Lines with "Recreate this image as a LaTeX" and "minimum width=210, minimum" mark the range, both included. Reproduce exactly that stretch, without pictures.

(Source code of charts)
________________________________________

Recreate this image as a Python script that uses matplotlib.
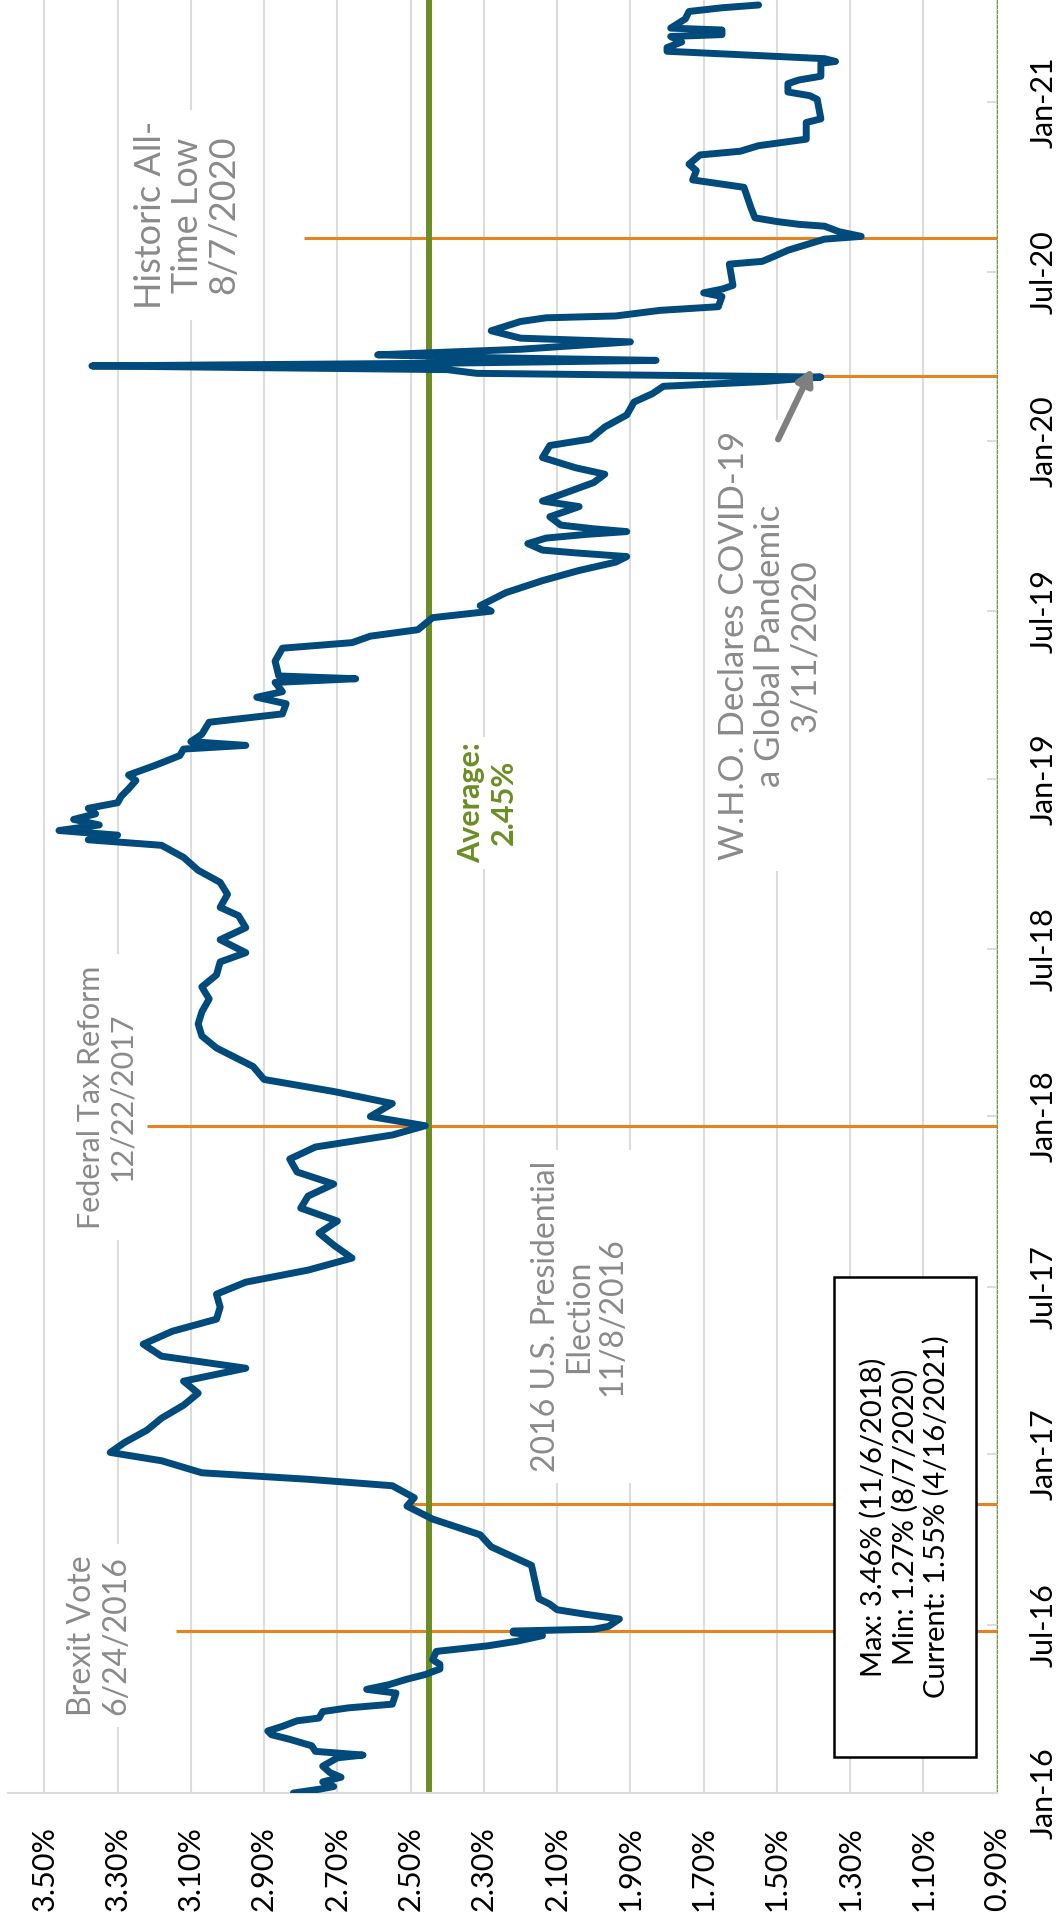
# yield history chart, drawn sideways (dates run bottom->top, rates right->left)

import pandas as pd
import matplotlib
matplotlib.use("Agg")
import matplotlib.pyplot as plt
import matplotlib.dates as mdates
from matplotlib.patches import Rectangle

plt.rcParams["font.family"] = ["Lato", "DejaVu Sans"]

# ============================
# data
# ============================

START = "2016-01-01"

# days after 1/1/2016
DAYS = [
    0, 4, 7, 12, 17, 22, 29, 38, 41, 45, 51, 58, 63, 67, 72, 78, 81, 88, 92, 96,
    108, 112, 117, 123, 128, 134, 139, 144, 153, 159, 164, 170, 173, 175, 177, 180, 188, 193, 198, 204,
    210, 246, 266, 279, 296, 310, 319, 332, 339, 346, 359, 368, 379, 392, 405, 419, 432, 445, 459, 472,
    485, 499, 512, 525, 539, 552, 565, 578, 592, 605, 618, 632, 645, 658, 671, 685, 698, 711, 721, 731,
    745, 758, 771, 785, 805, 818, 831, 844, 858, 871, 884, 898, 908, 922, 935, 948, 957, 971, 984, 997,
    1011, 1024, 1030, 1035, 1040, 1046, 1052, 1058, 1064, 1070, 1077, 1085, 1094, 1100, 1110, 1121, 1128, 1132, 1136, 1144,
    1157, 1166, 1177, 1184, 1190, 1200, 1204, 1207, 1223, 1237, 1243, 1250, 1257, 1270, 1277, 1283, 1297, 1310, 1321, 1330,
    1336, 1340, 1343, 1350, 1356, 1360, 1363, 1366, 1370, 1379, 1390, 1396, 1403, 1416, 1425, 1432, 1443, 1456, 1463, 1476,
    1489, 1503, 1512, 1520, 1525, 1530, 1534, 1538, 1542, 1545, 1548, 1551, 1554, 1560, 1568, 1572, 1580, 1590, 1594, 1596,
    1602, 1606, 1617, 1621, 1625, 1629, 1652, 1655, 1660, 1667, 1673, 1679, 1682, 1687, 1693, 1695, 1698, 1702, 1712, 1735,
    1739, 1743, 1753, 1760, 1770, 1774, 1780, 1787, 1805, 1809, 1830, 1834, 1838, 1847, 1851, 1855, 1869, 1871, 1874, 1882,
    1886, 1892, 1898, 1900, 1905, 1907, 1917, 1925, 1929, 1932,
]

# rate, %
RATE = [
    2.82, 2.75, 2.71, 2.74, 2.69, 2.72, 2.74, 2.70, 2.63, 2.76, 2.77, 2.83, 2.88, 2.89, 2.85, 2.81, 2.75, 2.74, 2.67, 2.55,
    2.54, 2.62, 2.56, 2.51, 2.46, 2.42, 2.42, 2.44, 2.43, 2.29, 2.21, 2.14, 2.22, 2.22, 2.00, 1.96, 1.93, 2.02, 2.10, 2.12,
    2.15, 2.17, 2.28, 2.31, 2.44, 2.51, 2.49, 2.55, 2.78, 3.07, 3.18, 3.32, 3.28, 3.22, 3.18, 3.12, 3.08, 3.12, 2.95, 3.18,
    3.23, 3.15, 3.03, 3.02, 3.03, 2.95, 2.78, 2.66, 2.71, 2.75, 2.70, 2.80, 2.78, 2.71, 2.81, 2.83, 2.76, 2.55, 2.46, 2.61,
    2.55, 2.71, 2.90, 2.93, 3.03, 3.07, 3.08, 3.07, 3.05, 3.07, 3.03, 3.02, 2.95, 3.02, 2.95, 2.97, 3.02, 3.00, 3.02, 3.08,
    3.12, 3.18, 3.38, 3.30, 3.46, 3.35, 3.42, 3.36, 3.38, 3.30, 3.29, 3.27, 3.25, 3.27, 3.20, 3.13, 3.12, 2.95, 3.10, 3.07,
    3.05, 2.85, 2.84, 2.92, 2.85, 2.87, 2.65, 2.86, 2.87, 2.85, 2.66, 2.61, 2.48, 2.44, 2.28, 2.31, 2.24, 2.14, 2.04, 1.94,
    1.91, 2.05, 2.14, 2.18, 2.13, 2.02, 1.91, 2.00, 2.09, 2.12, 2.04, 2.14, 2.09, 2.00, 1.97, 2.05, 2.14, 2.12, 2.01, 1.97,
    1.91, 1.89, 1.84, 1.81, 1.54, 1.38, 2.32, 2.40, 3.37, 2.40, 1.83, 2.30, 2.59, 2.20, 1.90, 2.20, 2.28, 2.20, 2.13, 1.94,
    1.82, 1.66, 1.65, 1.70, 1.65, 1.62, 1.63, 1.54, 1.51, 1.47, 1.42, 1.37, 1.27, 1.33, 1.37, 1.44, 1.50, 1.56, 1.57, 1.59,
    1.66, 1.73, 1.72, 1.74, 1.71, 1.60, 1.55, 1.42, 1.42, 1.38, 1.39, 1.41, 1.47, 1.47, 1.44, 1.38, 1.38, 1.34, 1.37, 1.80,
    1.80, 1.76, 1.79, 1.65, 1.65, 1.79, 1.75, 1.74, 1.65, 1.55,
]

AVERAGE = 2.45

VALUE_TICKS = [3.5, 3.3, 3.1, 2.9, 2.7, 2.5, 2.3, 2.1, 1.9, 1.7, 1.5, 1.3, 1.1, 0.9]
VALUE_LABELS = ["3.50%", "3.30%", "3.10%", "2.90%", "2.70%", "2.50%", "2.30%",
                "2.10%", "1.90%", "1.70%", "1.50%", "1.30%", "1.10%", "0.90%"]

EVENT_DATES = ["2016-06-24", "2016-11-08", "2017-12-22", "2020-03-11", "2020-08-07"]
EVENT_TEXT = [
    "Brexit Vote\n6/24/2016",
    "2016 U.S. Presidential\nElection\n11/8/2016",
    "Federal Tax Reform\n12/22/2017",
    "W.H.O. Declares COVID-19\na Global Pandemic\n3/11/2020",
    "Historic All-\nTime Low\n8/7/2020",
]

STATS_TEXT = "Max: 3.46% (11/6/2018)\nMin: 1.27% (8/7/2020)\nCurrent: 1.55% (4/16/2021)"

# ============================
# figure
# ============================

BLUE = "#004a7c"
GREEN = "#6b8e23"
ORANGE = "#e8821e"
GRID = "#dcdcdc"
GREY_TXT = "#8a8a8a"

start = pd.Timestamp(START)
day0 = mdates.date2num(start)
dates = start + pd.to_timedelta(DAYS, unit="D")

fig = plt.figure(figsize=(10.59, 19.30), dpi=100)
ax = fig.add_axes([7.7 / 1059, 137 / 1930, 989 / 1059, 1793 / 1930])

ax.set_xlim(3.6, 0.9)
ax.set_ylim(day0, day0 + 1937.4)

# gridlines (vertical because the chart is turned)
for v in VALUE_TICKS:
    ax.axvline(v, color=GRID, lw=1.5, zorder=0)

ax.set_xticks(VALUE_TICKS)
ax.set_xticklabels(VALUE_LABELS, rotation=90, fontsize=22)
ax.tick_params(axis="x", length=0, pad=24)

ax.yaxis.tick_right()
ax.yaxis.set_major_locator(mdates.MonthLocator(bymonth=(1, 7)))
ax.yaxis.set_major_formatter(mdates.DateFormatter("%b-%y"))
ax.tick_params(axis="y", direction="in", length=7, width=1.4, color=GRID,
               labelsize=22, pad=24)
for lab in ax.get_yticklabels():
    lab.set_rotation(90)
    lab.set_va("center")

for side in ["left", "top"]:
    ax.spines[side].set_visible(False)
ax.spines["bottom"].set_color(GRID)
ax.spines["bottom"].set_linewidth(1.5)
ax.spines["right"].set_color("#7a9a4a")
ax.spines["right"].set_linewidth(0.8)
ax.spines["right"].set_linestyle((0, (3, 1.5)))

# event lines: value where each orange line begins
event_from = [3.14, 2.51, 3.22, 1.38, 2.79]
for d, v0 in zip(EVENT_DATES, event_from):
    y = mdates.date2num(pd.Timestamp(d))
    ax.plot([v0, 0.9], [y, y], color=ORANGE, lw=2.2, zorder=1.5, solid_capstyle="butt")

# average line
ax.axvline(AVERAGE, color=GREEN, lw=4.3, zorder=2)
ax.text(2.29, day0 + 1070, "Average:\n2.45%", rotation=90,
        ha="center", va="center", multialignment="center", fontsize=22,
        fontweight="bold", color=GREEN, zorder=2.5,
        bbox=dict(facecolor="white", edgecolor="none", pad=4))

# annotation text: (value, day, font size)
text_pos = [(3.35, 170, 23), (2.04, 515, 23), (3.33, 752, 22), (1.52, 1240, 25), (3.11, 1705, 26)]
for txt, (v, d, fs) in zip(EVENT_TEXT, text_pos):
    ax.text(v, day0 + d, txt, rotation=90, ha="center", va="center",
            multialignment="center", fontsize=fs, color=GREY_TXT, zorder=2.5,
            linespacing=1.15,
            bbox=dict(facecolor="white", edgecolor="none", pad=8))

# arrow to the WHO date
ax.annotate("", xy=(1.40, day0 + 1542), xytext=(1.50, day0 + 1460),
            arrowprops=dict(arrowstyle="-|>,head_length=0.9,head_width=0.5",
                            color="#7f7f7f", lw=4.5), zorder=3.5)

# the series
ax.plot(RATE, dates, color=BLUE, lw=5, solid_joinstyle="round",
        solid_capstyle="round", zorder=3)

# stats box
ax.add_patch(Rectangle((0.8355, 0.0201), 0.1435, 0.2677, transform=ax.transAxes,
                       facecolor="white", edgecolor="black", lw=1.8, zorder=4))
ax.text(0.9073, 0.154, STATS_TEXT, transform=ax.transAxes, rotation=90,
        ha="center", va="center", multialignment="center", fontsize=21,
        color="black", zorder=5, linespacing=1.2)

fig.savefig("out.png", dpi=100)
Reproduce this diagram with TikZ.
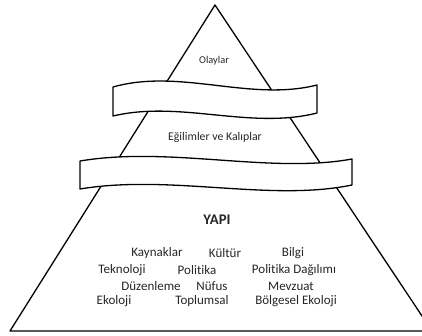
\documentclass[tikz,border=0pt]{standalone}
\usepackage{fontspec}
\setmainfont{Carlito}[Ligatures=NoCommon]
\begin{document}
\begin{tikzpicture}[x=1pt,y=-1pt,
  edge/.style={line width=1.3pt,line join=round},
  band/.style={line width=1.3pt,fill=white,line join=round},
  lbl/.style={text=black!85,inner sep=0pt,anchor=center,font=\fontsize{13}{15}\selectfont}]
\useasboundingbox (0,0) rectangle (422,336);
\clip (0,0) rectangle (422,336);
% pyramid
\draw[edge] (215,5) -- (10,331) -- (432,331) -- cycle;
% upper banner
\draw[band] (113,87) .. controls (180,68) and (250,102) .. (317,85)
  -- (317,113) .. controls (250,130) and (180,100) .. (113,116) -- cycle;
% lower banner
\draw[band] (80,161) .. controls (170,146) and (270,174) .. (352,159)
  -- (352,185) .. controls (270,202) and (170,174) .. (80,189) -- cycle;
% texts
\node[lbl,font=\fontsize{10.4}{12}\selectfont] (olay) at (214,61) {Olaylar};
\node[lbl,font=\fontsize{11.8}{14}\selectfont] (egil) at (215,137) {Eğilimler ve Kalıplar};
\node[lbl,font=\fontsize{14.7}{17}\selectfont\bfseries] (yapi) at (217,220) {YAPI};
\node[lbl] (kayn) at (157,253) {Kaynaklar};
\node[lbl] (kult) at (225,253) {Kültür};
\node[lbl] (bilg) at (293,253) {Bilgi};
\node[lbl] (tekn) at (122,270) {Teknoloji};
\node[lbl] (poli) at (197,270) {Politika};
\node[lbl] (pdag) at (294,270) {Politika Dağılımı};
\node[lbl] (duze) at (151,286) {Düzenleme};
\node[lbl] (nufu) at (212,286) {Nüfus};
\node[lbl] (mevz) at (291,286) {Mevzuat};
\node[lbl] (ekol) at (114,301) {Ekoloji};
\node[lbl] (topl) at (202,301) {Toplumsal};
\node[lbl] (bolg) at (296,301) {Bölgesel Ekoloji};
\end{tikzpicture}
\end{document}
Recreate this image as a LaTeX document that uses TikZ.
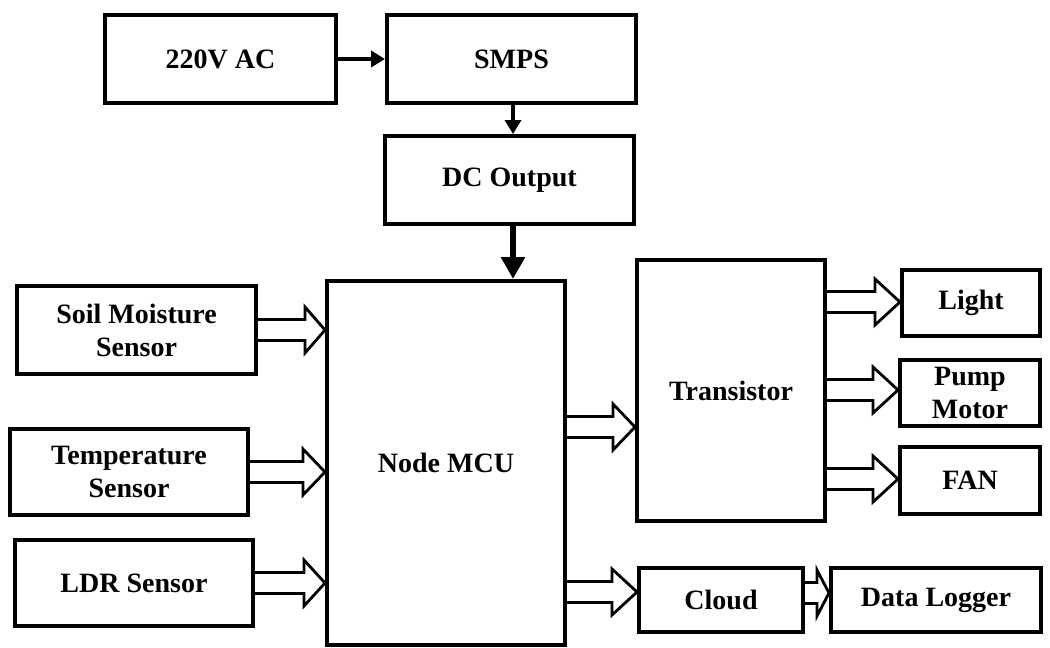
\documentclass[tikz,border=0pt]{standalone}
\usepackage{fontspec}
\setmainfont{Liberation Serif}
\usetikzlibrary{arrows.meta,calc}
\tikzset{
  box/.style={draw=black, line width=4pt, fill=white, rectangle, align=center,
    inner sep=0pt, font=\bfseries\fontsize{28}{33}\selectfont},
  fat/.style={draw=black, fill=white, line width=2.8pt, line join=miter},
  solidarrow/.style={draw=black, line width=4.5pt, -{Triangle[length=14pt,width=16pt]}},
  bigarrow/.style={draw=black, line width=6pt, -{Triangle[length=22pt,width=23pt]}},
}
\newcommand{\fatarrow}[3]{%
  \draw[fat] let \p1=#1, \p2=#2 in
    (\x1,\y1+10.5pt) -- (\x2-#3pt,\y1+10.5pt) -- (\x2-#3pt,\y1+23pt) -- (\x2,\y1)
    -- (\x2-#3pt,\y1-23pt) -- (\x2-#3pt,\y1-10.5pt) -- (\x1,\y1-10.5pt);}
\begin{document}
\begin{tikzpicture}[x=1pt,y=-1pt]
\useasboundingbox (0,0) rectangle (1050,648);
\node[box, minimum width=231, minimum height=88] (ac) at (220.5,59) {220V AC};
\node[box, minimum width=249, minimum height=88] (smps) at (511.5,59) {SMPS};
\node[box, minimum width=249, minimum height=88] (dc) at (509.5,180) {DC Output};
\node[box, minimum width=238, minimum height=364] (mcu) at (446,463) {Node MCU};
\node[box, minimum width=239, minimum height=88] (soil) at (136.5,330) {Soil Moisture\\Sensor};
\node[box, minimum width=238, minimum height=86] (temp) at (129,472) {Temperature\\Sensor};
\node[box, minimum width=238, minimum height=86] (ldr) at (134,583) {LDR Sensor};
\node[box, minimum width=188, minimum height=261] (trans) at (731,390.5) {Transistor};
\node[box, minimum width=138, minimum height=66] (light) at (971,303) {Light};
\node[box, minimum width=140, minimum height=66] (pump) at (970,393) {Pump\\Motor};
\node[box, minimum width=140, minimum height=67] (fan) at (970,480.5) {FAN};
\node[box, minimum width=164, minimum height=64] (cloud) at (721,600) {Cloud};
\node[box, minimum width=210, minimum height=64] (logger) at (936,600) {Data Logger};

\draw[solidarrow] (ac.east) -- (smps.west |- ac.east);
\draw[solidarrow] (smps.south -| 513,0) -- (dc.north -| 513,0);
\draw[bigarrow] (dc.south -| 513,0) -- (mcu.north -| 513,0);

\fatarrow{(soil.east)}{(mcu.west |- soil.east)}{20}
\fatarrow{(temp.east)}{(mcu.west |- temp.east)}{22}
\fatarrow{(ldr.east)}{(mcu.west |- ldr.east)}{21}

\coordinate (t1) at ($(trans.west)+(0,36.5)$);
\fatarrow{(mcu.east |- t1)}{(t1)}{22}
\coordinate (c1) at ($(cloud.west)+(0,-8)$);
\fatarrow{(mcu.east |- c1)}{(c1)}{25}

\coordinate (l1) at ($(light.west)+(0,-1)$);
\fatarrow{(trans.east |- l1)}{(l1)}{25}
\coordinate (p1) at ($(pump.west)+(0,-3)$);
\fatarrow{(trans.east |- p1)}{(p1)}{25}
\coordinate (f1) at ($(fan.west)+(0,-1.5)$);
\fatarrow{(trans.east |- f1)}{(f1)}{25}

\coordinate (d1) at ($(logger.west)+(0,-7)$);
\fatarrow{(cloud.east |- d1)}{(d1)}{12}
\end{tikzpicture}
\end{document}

________________________________________

## Exercise response
Recreate this image as a LaTeX document that uses TikZ.
\documentclass[tikz,border=0pt]{standalone}
\usepackage{fontspec}
\setmainfont{Liberation Serif}
\usetikzlibrary{arrows.meta,calc}
\tikzset{
  box/.style={draw=black, line width=4pt, fill=white, rectangle, align=center,
    inner sep=0pt, font=\bfseries\fontsize{28}{33}\selectfont},
  fat/.style={draw=black, fill=white, line width=2.8pt, line join=miter},
  solidarrow/.style={draw=black, line width=4.5pt, -{Triangle[length=14pt,width=16pt]}},
  bigarrow/.style={draw=black, line width=6pt, -{Triangle[length=22pt,width=23pt]}},
}
\newcommand{\fatarrow}[3]{%
  \draw[fat] let \p1=#1, \p2=#2 in
    (\x1,\y1+10.5pt) -- (\x2-#3pt,\y1+10.5pt) -- (\x2-#3pt,\y1+23pt) -- (\x2,\y1)
    -- (\x2-#3pt,\y1-23pt) -- (\x2-#3pt,\y1-10.5pt) -- (\x1,\y1-10.5pt);}
\begin{document}
\begin{tikzpicture}[x=1pt,y=-1pt]
\useasboundingbox (0,0) rectangle (1050,648);
\node[box, minimum width=231, minimum height=88] (ac) at (220.5,59) {220V AC};
\node[box, minimum width=249, minimum height=88] (smps) at (511.5,59) {SMPS};
\node[box, minimum width=249, minimum height=88] (dc) at (509.5,180) {DC Output};
\node[box, minimum width=238, minimum height=364] (mcu) at (446,463) {Node MCU};
\node[box, minimum width=239, minimum height=88] (soil) at (136.5,330) {Soil Moisture\\Sensor};
\node[box, minimum width=238, minimum height=86] (temp) at (129,472) {Temperature\\Sensor};
\node[box, minimum width=238, minimum height=86] (ldr) at (134,583) {LDR Sensor};
\node[box, minimum width=188, minimum height=261] (trans) at (731,390.5) {Transistor};
\node[box, minimum width=138, minimum height=66] (light) at (971,303) {Light};
\node[box, minimum width=140, minimum height=66] (pump) at (970,393) {Pump\\Motor};
\node[box, minimum width=140, minimum height=67] (fan) at (970,480.5) {FAN};
\node[box, minimum width=164, minimum height=64] (cloud) at (721,600) {Cloud};
\node[box, minimum width=210, minimum height=64] (logger) at (936,600) {Data Logger};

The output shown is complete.